The request.
Give only the number of lines below that contain the word "matplotlib".

Entries with chart source code
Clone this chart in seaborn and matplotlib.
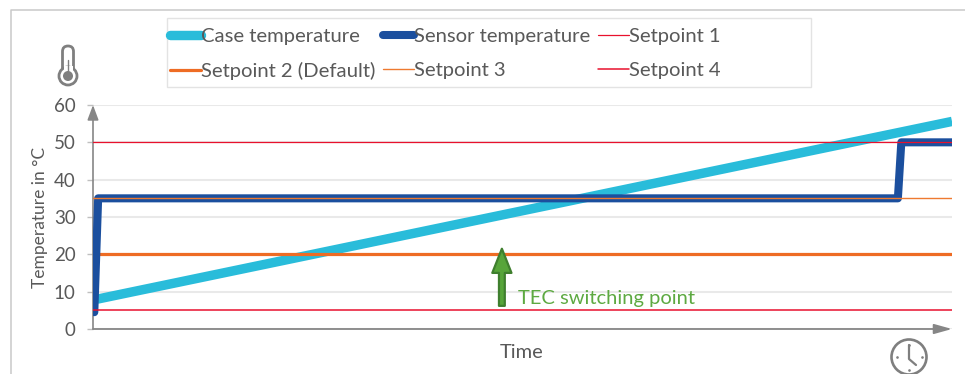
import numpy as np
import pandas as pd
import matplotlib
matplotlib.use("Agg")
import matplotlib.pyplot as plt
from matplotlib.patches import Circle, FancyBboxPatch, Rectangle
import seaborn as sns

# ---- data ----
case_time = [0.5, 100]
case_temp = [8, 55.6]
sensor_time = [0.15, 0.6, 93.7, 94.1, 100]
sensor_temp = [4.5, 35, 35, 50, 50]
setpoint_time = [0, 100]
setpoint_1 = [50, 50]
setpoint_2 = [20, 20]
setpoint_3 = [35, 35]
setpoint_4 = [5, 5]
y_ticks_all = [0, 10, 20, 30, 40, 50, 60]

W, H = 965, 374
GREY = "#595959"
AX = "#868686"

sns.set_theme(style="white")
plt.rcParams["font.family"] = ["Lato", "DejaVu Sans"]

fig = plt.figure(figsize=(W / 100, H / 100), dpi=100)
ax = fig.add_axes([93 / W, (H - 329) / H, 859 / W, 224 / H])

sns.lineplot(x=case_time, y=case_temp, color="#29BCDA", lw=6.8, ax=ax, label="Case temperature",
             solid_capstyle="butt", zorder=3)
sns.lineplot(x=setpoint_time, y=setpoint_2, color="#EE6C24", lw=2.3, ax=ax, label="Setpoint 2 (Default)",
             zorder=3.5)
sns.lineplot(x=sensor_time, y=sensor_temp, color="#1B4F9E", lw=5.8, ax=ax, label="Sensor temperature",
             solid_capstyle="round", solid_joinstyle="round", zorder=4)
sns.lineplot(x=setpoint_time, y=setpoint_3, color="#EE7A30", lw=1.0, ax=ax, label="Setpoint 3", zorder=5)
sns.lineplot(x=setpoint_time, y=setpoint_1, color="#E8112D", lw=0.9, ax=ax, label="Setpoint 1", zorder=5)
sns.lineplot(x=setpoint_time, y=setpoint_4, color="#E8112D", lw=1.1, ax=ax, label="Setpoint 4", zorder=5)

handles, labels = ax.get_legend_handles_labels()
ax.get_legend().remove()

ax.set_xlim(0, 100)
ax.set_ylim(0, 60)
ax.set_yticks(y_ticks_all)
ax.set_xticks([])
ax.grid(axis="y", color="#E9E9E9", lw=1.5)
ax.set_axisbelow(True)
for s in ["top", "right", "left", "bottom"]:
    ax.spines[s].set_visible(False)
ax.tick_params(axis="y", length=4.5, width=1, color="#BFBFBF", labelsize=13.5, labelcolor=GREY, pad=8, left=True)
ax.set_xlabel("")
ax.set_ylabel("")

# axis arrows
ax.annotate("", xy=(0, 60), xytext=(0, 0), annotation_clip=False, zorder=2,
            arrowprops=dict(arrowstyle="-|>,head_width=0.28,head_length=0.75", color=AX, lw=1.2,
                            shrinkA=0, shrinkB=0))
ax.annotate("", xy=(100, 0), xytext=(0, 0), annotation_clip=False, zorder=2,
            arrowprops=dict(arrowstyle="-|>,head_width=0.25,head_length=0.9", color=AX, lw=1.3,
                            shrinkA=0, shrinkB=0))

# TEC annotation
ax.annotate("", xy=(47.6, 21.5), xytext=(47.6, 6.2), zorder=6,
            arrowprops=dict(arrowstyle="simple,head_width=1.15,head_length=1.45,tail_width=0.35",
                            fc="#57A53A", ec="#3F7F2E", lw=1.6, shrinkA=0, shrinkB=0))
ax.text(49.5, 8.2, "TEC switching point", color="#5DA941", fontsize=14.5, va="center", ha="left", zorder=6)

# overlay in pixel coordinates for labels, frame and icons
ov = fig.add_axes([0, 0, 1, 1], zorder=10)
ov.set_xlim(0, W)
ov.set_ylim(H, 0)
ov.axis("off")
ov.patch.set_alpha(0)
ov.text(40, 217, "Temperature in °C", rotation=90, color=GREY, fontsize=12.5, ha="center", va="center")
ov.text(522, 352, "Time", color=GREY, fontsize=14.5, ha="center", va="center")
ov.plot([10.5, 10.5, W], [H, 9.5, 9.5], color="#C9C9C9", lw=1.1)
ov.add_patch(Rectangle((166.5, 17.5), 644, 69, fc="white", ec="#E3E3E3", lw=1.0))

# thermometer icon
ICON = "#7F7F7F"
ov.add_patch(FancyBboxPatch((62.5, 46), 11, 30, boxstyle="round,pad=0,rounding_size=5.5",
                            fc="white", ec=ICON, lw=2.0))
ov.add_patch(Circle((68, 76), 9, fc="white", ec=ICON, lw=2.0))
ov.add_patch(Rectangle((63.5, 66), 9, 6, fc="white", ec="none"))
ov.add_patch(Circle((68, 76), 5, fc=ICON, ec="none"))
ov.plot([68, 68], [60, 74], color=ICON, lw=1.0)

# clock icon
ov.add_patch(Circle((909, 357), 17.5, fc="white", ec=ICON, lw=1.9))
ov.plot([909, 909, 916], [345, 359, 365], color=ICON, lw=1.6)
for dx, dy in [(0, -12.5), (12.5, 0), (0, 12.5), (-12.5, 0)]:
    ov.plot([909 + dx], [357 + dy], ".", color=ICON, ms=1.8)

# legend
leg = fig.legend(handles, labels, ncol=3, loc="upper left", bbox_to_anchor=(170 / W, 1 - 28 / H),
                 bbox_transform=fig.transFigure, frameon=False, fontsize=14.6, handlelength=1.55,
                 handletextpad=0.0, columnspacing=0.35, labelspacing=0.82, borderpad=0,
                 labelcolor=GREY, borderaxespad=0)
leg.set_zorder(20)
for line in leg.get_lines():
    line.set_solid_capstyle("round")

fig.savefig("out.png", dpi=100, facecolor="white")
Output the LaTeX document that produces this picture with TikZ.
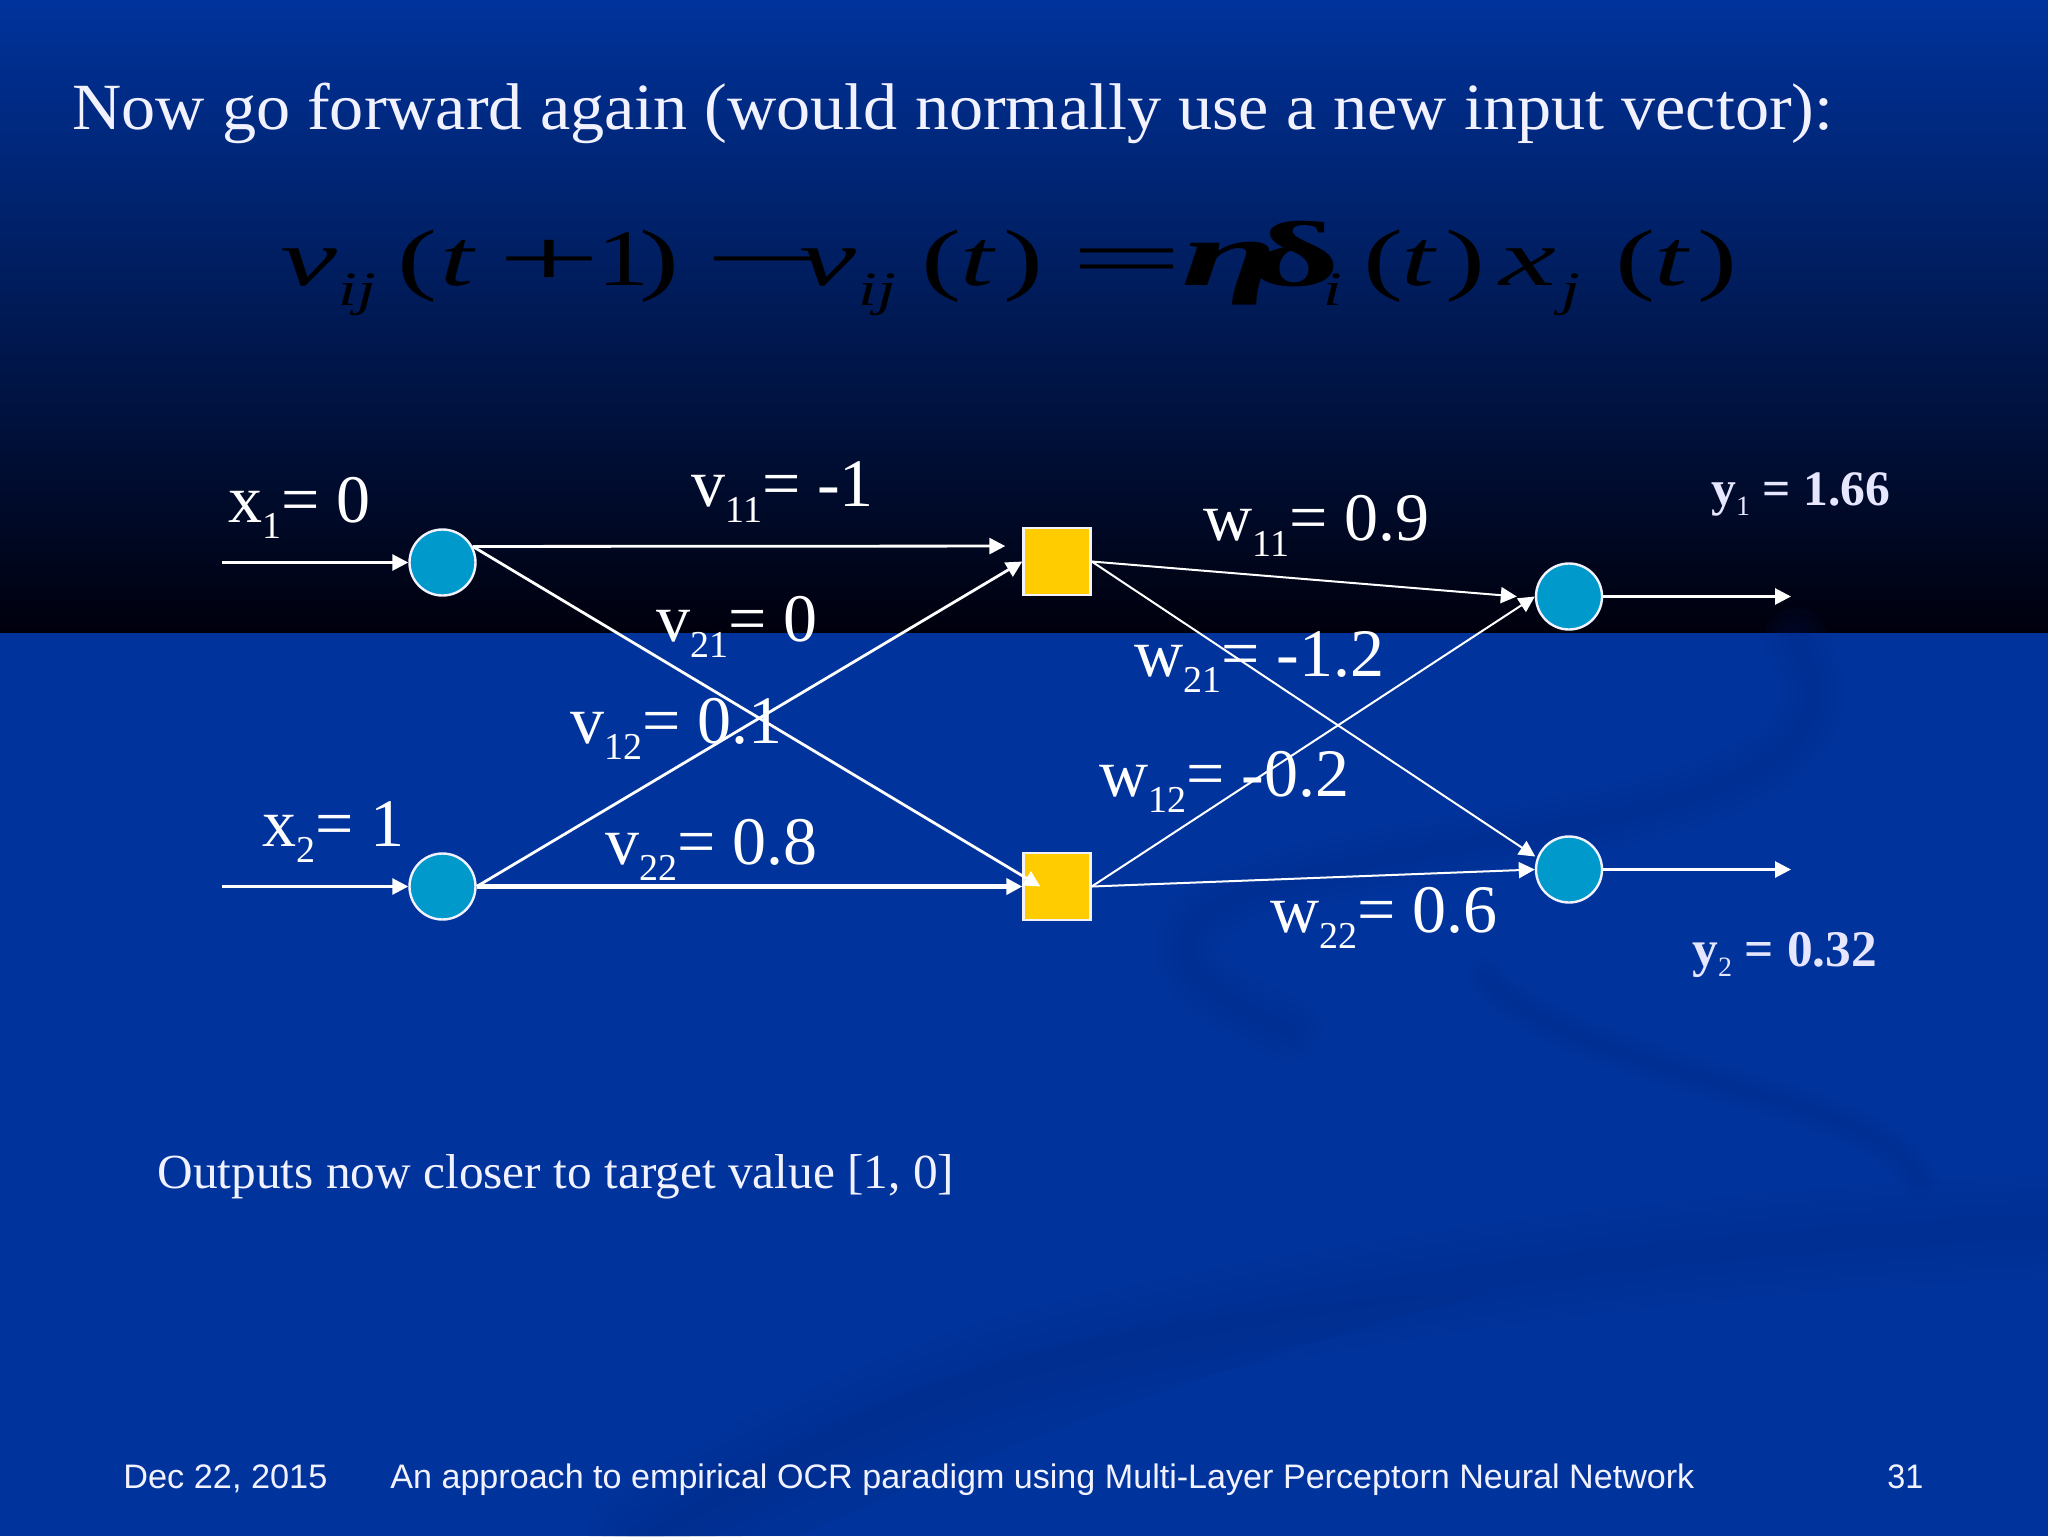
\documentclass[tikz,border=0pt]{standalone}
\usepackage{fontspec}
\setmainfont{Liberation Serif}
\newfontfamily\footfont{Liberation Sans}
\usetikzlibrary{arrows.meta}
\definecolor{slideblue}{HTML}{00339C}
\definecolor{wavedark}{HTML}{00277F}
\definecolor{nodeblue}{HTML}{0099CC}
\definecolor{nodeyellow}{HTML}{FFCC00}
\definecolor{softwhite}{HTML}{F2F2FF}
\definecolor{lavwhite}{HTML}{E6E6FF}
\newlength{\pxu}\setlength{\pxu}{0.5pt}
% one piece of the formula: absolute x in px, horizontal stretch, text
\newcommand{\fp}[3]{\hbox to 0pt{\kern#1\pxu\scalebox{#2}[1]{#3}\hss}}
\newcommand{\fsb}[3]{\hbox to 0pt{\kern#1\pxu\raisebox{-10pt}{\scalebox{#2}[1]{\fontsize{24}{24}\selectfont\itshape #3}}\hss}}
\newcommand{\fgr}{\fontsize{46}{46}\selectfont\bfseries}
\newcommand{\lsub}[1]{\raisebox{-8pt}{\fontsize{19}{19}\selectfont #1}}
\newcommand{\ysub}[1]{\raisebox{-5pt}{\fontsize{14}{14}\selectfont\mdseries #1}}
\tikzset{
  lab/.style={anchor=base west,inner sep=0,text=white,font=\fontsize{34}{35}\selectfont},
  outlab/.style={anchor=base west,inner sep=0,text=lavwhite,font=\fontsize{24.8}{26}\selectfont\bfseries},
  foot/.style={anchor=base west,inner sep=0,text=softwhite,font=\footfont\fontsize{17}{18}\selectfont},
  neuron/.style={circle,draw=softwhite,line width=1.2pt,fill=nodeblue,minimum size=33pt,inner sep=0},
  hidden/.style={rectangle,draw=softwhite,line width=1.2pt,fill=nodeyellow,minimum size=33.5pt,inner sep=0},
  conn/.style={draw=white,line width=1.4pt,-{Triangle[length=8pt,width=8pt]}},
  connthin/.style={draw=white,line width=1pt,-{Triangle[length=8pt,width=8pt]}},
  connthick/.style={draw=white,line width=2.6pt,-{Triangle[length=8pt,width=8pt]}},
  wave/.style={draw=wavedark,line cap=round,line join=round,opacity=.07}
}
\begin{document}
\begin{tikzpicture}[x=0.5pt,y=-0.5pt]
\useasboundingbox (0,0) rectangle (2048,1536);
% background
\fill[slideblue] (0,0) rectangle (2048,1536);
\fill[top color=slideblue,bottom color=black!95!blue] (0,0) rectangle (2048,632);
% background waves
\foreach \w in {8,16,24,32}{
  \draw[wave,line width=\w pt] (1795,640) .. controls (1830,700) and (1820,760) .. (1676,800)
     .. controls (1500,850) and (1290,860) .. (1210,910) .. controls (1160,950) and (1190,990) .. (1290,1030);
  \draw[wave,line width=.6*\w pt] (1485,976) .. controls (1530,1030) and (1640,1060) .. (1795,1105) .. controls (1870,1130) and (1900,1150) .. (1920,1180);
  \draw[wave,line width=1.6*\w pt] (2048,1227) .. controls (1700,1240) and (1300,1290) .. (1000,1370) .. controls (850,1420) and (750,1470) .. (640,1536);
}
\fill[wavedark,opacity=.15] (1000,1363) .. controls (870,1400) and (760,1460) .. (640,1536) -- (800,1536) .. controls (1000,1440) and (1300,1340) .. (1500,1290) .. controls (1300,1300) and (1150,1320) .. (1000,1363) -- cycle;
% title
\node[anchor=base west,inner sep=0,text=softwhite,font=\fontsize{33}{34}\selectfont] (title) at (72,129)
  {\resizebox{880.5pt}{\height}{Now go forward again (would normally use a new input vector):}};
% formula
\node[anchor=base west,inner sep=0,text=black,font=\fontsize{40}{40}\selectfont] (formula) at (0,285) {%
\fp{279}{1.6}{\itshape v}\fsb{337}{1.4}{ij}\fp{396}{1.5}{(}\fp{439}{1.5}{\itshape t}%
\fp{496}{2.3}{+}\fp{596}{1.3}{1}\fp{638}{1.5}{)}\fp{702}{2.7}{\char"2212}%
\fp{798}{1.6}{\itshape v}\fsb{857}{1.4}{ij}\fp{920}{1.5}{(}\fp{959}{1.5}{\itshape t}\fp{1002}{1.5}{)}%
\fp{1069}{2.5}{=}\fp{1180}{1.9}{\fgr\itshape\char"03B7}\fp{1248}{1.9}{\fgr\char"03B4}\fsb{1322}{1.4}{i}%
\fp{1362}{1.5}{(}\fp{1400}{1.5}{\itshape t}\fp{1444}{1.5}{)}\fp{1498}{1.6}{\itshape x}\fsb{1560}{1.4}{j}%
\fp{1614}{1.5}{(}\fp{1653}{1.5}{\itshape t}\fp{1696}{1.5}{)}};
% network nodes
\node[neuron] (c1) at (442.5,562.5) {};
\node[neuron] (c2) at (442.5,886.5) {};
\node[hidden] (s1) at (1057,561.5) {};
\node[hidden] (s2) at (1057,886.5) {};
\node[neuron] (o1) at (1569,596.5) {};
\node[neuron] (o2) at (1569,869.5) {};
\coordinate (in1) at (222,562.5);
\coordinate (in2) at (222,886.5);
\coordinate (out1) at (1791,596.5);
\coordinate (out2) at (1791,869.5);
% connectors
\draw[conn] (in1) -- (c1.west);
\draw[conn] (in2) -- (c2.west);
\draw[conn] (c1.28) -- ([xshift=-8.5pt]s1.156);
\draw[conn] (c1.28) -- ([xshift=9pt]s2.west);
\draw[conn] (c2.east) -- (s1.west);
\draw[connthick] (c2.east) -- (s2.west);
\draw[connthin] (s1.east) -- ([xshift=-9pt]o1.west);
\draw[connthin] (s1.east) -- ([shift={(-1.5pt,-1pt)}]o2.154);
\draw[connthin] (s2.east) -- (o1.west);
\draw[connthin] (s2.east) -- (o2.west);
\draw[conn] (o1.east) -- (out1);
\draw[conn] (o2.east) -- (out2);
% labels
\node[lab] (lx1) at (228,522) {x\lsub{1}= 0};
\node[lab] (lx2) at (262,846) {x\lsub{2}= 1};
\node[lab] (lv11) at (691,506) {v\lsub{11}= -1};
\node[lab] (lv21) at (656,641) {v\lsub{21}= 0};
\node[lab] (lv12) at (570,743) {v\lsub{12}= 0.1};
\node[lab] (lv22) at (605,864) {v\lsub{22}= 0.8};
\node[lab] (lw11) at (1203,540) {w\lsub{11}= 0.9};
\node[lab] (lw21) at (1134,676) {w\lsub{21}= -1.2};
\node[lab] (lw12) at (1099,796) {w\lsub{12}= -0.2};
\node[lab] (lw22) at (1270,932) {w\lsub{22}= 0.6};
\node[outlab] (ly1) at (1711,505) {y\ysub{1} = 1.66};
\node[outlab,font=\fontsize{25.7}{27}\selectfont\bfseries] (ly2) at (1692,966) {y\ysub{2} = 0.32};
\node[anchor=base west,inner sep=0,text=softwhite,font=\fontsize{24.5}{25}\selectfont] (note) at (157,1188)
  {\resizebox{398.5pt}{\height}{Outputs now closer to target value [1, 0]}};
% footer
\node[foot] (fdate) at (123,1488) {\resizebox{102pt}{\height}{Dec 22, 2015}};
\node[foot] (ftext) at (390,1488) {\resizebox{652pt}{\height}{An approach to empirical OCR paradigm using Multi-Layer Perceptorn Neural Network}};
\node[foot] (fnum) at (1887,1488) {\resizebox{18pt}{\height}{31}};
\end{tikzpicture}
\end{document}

Output.
5